### Goal of the exercise:
In your copy, leave out the pictures; write out all the data exactly.

### Data extract:
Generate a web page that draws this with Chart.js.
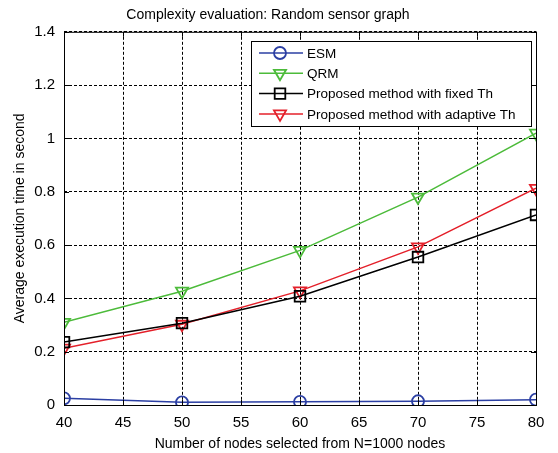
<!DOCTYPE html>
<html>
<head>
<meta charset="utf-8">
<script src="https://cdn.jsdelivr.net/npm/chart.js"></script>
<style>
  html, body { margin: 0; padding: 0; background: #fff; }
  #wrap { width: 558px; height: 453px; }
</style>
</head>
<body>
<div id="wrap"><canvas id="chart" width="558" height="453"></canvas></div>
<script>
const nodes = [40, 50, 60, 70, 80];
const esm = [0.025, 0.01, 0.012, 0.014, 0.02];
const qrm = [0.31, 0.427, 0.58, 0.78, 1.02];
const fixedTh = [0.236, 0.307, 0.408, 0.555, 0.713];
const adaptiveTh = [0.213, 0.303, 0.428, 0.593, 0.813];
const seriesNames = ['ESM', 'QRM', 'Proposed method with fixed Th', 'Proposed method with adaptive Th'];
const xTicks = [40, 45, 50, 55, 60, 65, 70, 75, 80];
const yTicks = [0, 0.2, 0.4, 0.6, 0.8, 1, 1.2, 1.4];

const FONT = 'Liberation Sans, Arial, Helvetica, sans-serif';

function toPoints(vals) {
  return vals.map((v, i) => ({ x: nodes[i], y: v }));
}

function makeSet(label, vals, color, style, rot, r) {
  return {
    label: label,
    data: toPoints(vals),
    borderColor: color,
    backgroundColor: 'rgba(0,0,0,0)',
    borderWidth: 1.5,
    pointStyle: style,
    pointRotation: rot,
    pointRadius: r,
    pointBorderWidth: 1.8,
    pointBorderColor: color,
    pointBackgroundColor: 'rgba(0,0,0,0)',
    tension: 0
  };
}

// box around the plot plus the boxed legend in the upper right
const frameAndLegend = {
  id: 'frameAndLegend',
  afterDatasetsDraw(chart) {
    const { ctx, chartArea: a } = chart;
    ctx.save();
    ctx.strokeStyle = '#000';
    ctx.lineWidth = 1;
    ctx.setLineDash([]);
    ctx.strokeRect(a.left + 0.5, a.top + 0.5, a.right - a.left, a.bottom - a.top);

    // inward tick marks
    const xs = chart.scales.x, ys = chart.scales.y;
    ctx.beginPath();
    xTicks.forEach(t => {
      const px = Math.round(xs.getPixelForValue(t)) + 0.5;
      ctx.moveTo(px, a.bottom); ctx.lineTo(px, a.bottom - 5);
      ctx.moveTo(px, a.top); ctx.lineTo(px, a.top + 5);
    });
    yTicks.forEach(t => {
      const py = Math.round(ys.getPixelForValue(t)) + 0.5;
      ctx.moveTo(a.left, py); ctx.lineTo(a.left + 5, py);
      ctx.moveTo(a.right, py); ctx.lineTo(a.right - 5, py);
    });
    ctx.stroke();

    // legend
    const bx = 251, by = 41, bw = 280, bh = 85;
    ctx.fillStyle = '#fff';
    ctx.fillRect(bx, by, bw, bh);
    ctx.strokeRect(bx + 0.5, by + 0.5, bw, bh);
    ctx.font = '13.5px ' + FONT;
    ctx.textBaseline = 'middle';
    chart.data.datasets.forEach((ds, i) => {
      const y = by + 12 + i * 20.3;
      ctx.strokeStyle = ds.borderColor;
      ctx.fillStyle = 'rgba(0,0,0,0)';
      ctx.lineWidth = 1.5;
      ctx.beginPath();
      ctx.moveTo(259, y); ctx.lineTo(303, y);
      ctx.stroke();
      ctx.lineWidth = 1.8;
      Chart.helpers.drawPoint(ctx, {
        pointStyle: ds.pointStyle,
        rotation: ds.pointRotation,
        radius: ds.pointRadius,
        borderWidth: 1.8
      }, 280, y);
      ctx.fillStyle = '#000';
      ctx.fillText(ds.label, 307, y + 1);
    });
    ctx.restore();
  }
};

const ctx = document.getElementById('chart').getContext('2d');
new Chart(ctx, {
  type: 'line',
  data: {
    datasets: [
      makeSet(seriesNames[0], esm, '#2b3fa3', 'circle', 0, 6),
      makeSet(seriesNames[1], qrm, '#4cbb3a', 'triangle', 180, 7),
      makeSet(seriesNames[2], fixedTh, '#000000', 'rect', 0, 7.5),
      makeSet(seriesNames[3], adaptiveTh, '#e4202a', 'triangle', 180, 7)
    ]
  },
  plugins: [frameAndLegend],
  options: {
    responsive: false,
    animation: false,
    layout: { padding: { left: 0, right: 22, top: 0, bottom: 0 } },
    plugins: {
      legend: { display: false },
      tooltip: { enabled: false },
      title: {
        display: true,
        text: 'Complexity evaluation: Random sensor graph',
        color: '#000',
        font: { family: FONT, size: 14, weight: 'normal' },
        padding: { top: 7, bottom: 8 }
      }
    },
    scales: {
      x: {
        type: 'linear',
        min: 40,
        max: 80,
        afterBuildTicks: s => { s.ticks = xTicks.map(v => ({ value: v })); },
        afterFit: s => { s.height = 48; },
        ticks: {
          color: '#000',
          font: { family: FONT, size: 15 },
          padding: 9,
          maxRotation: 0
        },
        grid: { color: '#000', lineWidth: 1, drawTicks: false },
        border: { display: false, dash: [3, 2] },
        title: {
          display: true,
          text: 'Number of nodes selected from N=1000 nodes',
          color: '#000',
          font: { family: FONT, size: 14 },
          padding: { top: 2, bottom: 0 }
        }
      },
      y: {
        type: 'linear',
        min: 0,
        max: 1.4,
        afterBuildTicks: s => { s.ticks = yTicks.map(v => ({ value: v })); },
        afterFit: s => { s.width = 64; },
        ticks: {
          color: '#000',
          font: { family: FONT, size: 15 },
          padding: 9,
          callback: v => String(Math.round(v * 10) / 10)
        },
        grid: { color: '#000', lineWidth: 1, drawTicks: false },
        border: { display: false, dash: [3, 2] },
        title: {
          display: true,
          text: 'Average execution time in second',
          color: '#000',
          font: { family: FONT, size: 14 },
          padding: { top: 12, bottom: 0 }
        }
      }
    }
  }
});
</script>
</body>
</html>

### Exercise solution:
Generate a web page that draws this with Chart.js.
<!DOCTYPE html>
<html>
<head>
<meta charset="utf-8">
<script src="https://cdn.jsdelivr.net/npm/chart.js"></script>
<style>
  html, body { margin: 0; padding: 0; background: #fff; }
  #wrap { width: 558px; height: 453px; }
</style>
</head>
<body>
<div id="wrap"><canvas id="chart" width="558" height="453"></canvas></div>
<script>
const nodes = [40, 50, 60, 70, 80];
const esm = [0.025, 0.01, 0.012, 0.014, 0.02];
const qrm = [0.31, 0.427, 0.58, 0.78, 1.02];
const fixedTh = [0.236, 0.307, 0.408, 0.555, 0.713];
const adaptiveTh = [0.213, 0.303, 0.428, 0.593, 0.813];
const seriesNames = ['ESM', 'QRM', 'Proposed method with fixed Th', 'Proposed method with adaptive Th'];
const xTicks = [40, 45, 50, 55, 60, 65, 70, 75, 80];
const yTicks = [0, 0.2, 0.4, 0.6, 0.8, 1, 1.2, 1.4];

const FONT = 'Liberation Sans, Arial, Helvetica, sans-serif';

function toPoints(vals) {
  return vals.map((v, i) => ({ x: nodes[i], y: v }));
}

function makeSet(label, vals, color, style, rot, r) {
  return {
    label: label,
    data: toPoints(vals),
    borderColor: color,
    backgroundColor: 'rgba(0,0,0,0)',
    borderWidth: 1.5,
    pointStyle: style,
    pointRotation: rot,
    pointRadius: r,
    pointBorderWidth: 1.8,
    pointBorderColor: color,
    pointBackgroundColor: 'rgba(0,0,0,0)',
    tension: 0
  };
}

// box around the plot plus the boxed legend in the upper right
const frameAndLegend = {
  id: 'frameAndLegend',
  afterDatasetsDraw(chart) {
    const { ctx, chartArea: a } = chart;
    ctx.save();
    ctx.strokeStyle = '#000';
    ctx.lineWidth = 1;
    ctx.setLineDash([]);
    ctx.strokeRect(a.left + 0.5, a.top + 0.5, a.right - a.left, a.bottom - a.top);

    // inward tick marks
    const xs = chart.scales.x, ys = chart.scales.y;
    ctx.beginPath();
    xTicks.forEach(t => {
      const px = Math.round(xs.getPixelForValue(t)) + 0.5;
      ctx.moveTo(px, a.bottom); ctx.lineTo(px, a.bottom - 5);
      ctx.moveTo(px, a.top); ctx.lineTo(px, a.top + 5);
    });
    yTicks.forEach(t => {
      const py = Math.round(ys.getPixelForValue(t)) + 0.5;
      ctx.moveTo(a.left, py); ctx.lineTo(a.left + 5, py);
      ctx.moveTo(a.right, py); ctx.lineTo(a.right - 5, py);
    });
    ctx.stroke();

    // legend
    const bx = 251, by = 41, bw = 280, bh = 85;
    ctx.fillStyle = '#fff';
    ctx.fillRect(bx, by, bw, bh);
    ctx.strokeRect(bx + 0.5, by + 0.5, bw, bh);
    ctx.font = '13.5px ' + FONT;
    ctx.textBaseline = 'middle';
    chart.data.datasets.forEach((ds, i) => {
      const y = by + 12 + i * 20.3;
      ctx.strokeStyle = ds.borderColor;
      ctx.fillStyle = 'rgba(0,0,0,0)';
      ctx.lineWidth = 1.5;
      ctx.beginPath();
      ctx.moveTo(259, y); ctx.lineTo(303, y);
      ctx.stroke();
      ctx.lineWidth = 1.8;
      Chart.helpers.drawPoint(ctx, {
        pointStyle: ds.pointStyle,
        rotation: ds.pointRotation,
        radius: ds.pointRadius,
        borderWidth: 1.8
      }, 280, y);
      ctx.fillStyle = '#000';
      ctx.fillText(ds.label, 307, y + 1);
    });
    ctx.restore();
  }
};

const ctx = document.getElementById('chart').getContext('2d');
new Chart(ctx, {
  type: 'line',
  data: {
    datasets: [
      makeSet(seriesNames[0], esm, '#2b3fa3', 'circle', 0, 6),
      makeSet(seriesNames[1], qrm, '#4cbb3a', 'triangle', 180, 7),
      makeSet(seriesNames[2], fixedTh, '#000000', 'rect', 0, 7.5),
      makeSet(seriesNames[3], adaptiveTh, '#e4202a', 'triangle', 180, 7)
    ]
  },
  plugins: [frameAndLegend],
  options: {
    responsive: false,
    animation: false,
    layout: { padding: { left: 0, right: 22, top: 0, bottom: 0 } },
    plugins: {
      legend: { display: false },
      tooltip: { enabled: false },
      title: {
        display: true,
        text: 'Complexity evaluation: Random sensor graph',
        color: '#000',
        font: { family: FONT, size: 14, weight: 'normal' },
        padding: { top: 7, bottom: 8 }
      }
    },
    scales: {
      x: {
        type: 'linear',
        min: 40,
        max: 80,
        afterBuildTicks: s => { s.ticks = xTicks.map(v => ({ value: v })); },
        afterFit: s => { s.height = 48; },
        ticks: {
          color: '#000',
          font: { family: FONT, size: 15 },
          padding: 9,
          maxRotation: 0
        },
        grid: { color: '#000', lineWidth: 1, drawTicks: false },
        border: { display: false, dash: [3, 2] },
        title: {
          display: true,
          text: 'Number of nodes selected from N=1000 nodes',
          color: '#000',
          font: { family: FONT, size: 14 },
          padding: { top: 2, bottom: 0 }
        }
      },
      y: {
        type: 'linear',
        min: 0,
        max: 1.4,
        afterBuildTicks: s => { s.ticks = yTicks.map(v => ({ value: v })); },
        afterFit: s => { s.width = 64; },
        ticks: {
          color: '#000',
          font: { family: FONT, size: 15 },
          padding: 9,
          callback: v => String(Math.round(v * 10) / 10)
        },
        grid: { color: '#000', lineWidth: 1, drawTicks: false },
        border: { display: false, dash: [3, 2] },
        title: {
          display: true,
          text: 'Average execution time in second',
          color: '#000',
          font: { family: FONT, size: 14 },
          padding: { top: 12, bottom: 0 }
        }
      }
    }
  }
});
</script>
</body>
</html>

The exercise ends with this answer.